(SUPPLIED INFORMATION)
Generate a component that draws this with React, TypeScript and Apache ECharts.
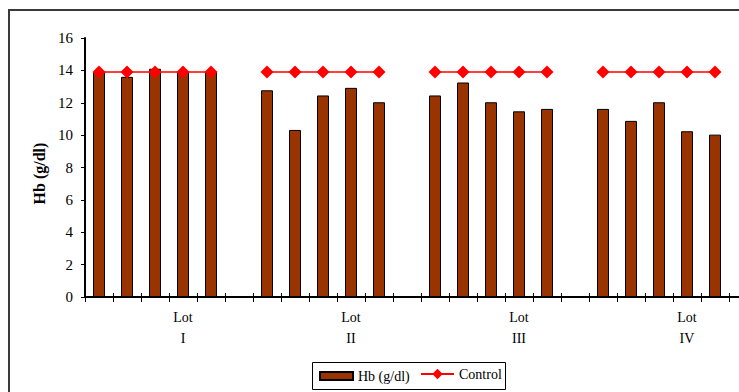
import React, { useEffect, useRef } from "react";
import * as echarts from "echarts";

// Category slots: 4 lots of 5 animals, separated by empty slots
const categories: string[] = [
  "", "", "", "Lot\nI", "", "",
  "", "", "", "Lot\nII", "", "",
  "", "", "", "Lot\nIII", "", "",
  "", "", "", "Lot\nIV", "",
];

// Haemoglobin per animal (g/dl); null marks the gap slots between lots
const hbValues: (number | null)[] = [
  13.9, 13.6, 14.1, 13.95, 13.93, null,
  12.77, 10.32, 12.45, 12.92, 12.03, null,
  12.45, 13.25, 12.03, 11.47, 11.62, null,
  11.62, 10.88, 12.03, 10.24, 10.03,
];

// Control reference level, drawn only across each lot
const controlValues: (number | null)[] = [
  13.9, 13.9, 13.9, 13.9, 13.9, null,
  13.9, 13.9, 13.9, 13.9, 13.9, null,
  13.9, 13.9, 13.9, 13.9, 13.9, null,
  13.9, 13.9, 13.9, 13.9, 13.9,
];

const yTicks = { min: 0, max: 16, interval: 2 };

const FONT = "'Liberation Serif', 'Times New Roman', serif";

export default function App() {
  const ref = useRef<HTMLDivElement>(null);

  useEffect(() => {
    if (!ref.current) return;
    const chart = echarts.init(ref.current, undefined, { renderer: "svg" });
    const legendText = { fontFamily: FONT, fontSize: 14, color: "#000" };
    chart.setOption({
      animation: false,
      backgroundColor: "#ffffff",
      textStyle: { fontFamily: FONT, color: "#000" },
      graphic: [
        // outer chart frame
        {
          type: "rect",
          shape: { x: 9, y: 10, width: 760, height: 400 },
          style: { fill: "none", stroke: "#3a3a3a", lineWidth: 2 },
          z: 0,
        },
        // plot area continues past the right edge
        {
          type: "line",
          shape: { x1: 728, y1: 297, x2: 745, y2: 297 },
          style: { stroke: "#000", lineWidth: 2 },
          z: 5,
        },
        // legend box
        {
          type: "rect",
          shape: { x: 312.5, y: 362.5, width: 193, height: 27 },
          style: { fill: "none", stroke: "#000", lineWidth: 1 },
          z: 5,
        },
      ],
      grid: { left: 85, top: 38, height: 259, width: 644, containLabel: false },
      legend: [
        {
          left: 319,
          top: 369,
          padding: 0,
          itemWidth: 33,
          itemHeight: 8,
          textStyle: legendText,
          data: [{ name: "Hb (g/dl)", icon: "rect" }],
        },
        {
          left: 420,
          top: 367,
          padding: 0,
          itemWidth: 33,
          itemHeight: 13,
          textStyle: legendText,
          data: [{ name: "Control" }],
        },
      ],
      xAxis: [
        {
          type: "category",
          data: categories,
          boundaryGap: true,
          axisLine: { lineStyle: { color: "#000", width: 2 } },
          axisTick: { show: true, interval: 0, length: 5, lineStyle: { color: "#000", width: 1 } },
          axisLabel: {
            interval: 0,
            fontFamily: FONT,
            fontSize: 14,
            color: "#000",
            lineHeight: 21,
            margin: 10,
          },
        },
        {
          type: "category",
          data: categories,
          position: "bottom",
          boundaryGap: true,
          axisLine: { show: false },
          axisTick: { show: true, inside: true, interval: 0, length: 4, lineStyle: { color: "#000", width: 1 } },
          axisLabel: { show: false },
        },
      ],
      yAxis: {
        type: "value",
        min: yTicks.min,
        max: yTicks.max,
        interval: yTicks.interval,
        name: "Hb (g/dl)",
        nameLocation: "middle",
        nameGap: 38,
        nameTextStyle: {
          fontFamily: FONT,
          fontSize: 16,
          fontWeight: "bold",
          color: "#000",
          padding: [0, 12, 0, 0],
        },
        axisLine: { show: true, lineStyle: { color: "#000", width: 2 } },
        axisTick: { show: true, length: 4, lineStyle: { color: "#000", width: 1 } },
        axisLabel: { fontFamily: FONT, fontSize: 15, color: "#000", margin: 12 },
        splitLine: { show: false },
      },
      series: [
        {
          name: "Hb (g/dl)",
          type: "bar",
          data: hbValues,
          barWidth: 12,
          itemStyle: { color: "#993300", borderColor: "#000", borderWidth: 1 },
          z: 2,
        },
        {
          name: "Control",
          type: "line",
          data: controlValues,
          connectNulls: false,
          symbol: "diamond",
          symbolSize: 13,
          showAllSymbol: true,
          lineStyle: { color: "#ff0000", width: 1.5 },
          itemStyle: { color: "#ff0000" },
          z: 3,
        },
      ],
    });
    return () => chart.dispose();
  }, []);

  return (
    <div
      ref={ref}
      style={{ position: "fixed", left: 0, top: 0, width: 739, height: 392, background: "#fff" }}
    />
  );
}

(TASK INSTRUCTIONS) Are you able to set down all the lines above exactly, without any pictures?

(COMPLETE ANSWER)
Generate a component that draws this with React, TypeScript and Apache ECharts.
import React, { useEffect, useRef } from "react";
import * as echarts from "echarts";

// Category slots: 4 lots of 5 animals, separated by empty slots
const categories: string[] = [
  "", "", "", "Lot\nI", "", "",
  "", "", "", "Lot\nII", "", "",
  "", "", "", "Lot\nIII", "", "",
  "", "", "", "Lot\nIV", "",
];

// Haemoglobin per animal (g/dl); null marks the gap slots between lots
const hbValues: (number | null)[] = [
  13.9, 13.6, 14.1, 13.95, 13.93, null,
  12.77, 10.32, 12.45, 12.92, 12.03, null,
  12.45, 13.25, 12.03, 11.47, 11.62, null,
  11.62, 10.88, 12.03, 10.24, 10.03,
];

// Control reference level, drawn only across each lot
const controlValues: (number | null)[] = [
  13.9, 13.9, 13.9, 13.9, 13.9, null,
  13.9, 13.9, 13.9, 13.9, 13.9, null,
  13.9, 13.9, 13.9, 13.9, 13.9, null,
  13.9, 13.9, 13.9, 13.9, 13.9,
];

const yTicks = { min: 0, max: 16, interval: 2 };

const FONT = "'Liberation Serif', 'Times New Roman', serif";

export default function App() {
  const ref = useRef<HTMLDivElement>(null);

  useEffect(() => {
    if (!ref.current) return;
    const chart = echarts.init(ref.current, undefined, { renderer: "svg" });
    const legendText = { fontFamily: FONT, fontSize: 14, color: "#000" };
    chart.setOption({
      animation: false,
      backgroundColor: "#ffffff",
      textStyle: { fontFamily: FONT, color: "#000" },
      graphic: [
        // outer chart frame
        {
          type: "rect",
          shape: { x: 9, y: 10, width: 760, height: 400 },
          style: { fill: "none", stroke: "#3a3a3a", lineWidth: 2 },
          z: 0,
        },
        // plot area continues past the right edge
        {
          type: "line",
          shape: { x1: 728, y1: 297, x2: 745, y2: 297 },
          style: { stroke: "#000", lineWidth: 2 },
          z: 5,
        },
        // legend box
        {
          type: "rect",
          shape: { x: 312.5, y: 362.5, width: 193, height: 27 },
          style: { fill: "none", stroke: "#000", lineWidth: 1 },
          z: 5,
        },
      ],
      grid: { left: 85, top: 38, height: 259, width: 644, containLabel: false },
      legend: [
        {
          left: 319,
          top: 369,
          padding: 0,
          itemWidth: 33,
          itemHeight: 8,
          textStyle: legendText,
          data: [{ name: "Hb (g/dl)", icon: "rect" }],
        },
        {
          left: 420,
          top: 367,
          padding: 0,
          itemWidth: 33,
          itemHeight: 13,
          textStyle: legendText,
          data: [{ name: "Control" }],
        },
      ],
      xAxis: [
        {
          type: "category",
          data: categories,
          boundaryGap: true,
          axisLine: { lineStyle: { color: "#000", width: 2 } },
          axisTick: { show: true, interval: 0, length: 5, lineStyle: { color: "#000", width: 1 } },
          axisLabel: {
            interval: 0,
            fontFamily: FONT,
            fontSize: 14,
            color: "#000",
            lineHeight: 21,
            margin: 10,
          },
        },
        {
          type: "category",
          data: categories,
          position: "bottom",
          boundaryGap: true,
          axisLine: { show: false },
          axisTick: { show: true, inside: true, interval: 0, length: 4, lineStyle: { color: "#000", width: 1 } },
          axisLabel: { show: false },
        },
      ],
      yAxis: {
        type: "value",
        min: yTicks.min,
        max: yTicks.max,
        interval: yTicks.interval,
        name: "Hb (g/dl)",
        nameLocation: "middle",
        nameGap: 38,
        nameTextStyle: {
          fontFamily: FONT,
          fontSize: 16,
          fontWeight: "bold",
          color: "#000",
          padding: [0, 12, 0, 0],
        },
        axisLine: { show: true, lineStyle: { color: "#000", width: 2 } },
        axisTick: { show: true, length: 4, lineStyle: { color: "#000", width: 1 } },
        axisLabel: { fontFamily: FONT, fontSize: 15, color: "#000", margin: 12 },
        splitLine: { show: false },
      },
      series: [
        {
          name: "Hb (g/dl)",
          type: "bar",
          data: hbValues,
          barWidth: 12,
          itemStyle: { color: "#993300", borderColor: "#000", borderWidth: 1 },
          z: 2,
        },
        {
          name: "Control",
          type: "line",
          data: controlValues,
          connectNulls: false,
          symbol: "diamond",
          symbolSize: 13,
          showAllSymbol: true,
          lineStyle: { color: "#ff0000", width: 1.5 },
          itemStyle: { color: "#ff0000" },
          z: 3,
        },
      ],
    });
    return () => chart.dispose();
  }, []);

  return (
    <div
      ref={ref}
      style={{ position: "fixed", left: 0, top: 0, width: 739, height: 392, background: "#fff" }}
    />
  );
}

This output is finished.